I wouldn’t dare to try and guess at the inner workings of that man’s profoundly unique brain, but I can tell you something that’s quite obvious: he is not at all happy that Waleed Aly was (reportedly) one of the many, many media professionals consulted about potential rules changes in the AFL.

It’s not entirely clear why Warnie is under the belief that Aly (born in Melbourne) is from the Greek island of Crete, but it is clear that he’s arcing up thanks to an article from the Herald Sun last night that singled the Project co-host out as being “hand-picked” by the AFL to weigh in on the changes, a line they have significantly changed in the updated article. The update now describes him as having been present at a briefing but doesn’t seem to acknowledge that they were incorrect in reporting that he was there as an advisor (although they’ve kept the parts where people are losing their minds with outrage over what they initially said, oddly).
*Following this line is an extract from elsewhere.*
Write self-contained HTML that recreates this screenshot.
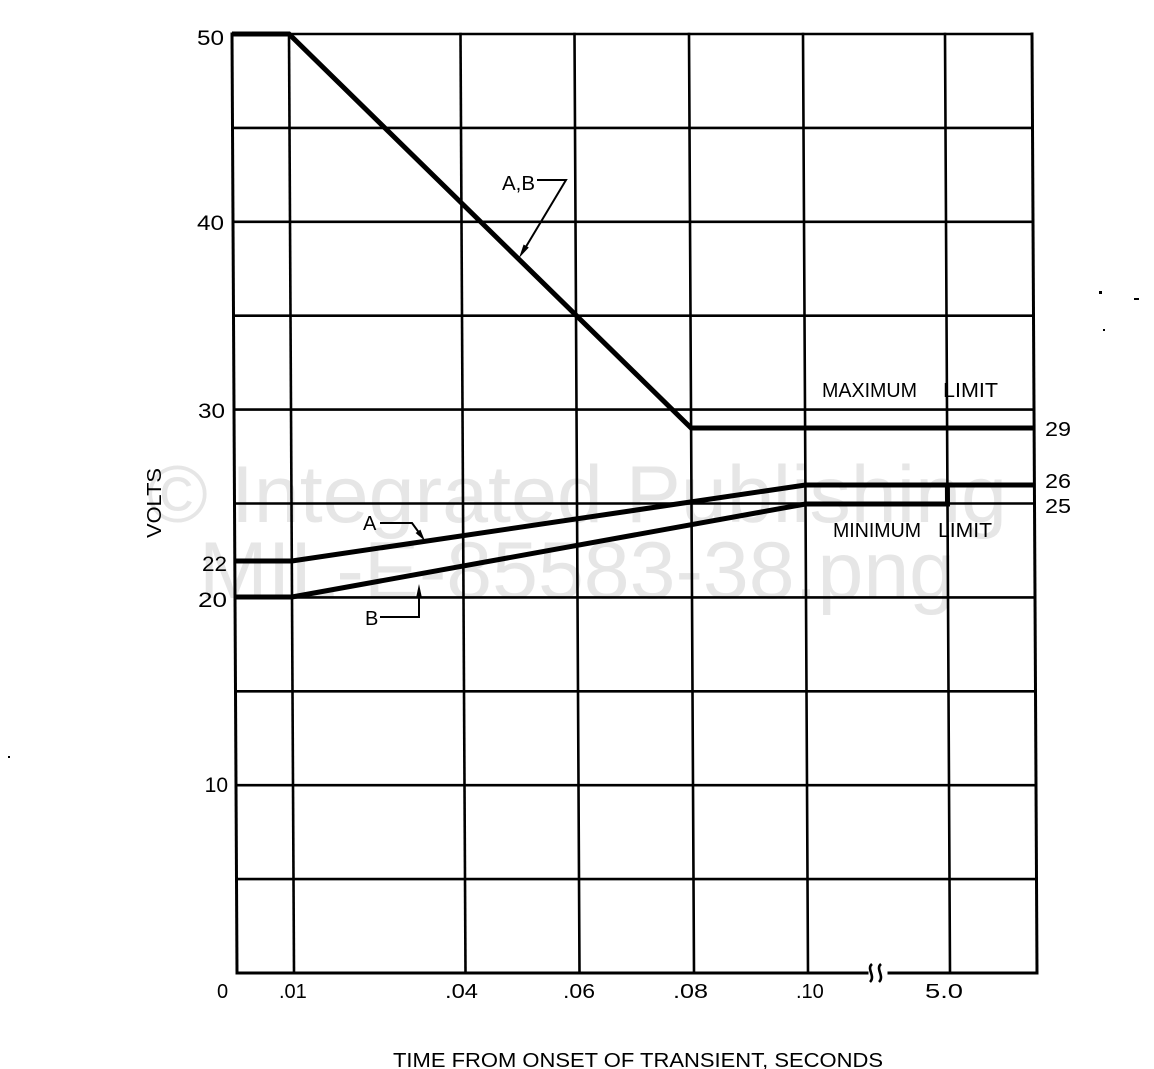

Why would the Herald Sun single out one person involved in a consultation process that involved so many people when – by his own description and by their own reporting – he was just there to find out more about the changes “for [his] benefit rather than [the AFL’s]“? I imagine it probably has something in common with the reason that Herald Sun columnist and convicted racist Andrew Bolt has written a thousand breathless blog posts about him. But hey, it’s not like the News Corp papers have a history of singling out non-white people they don’t like and running months- or years-long campaigns against them.

Fingers crossed Warnie sees the silently updated article and his face eventually returns to a less aggressively troubling shade of red.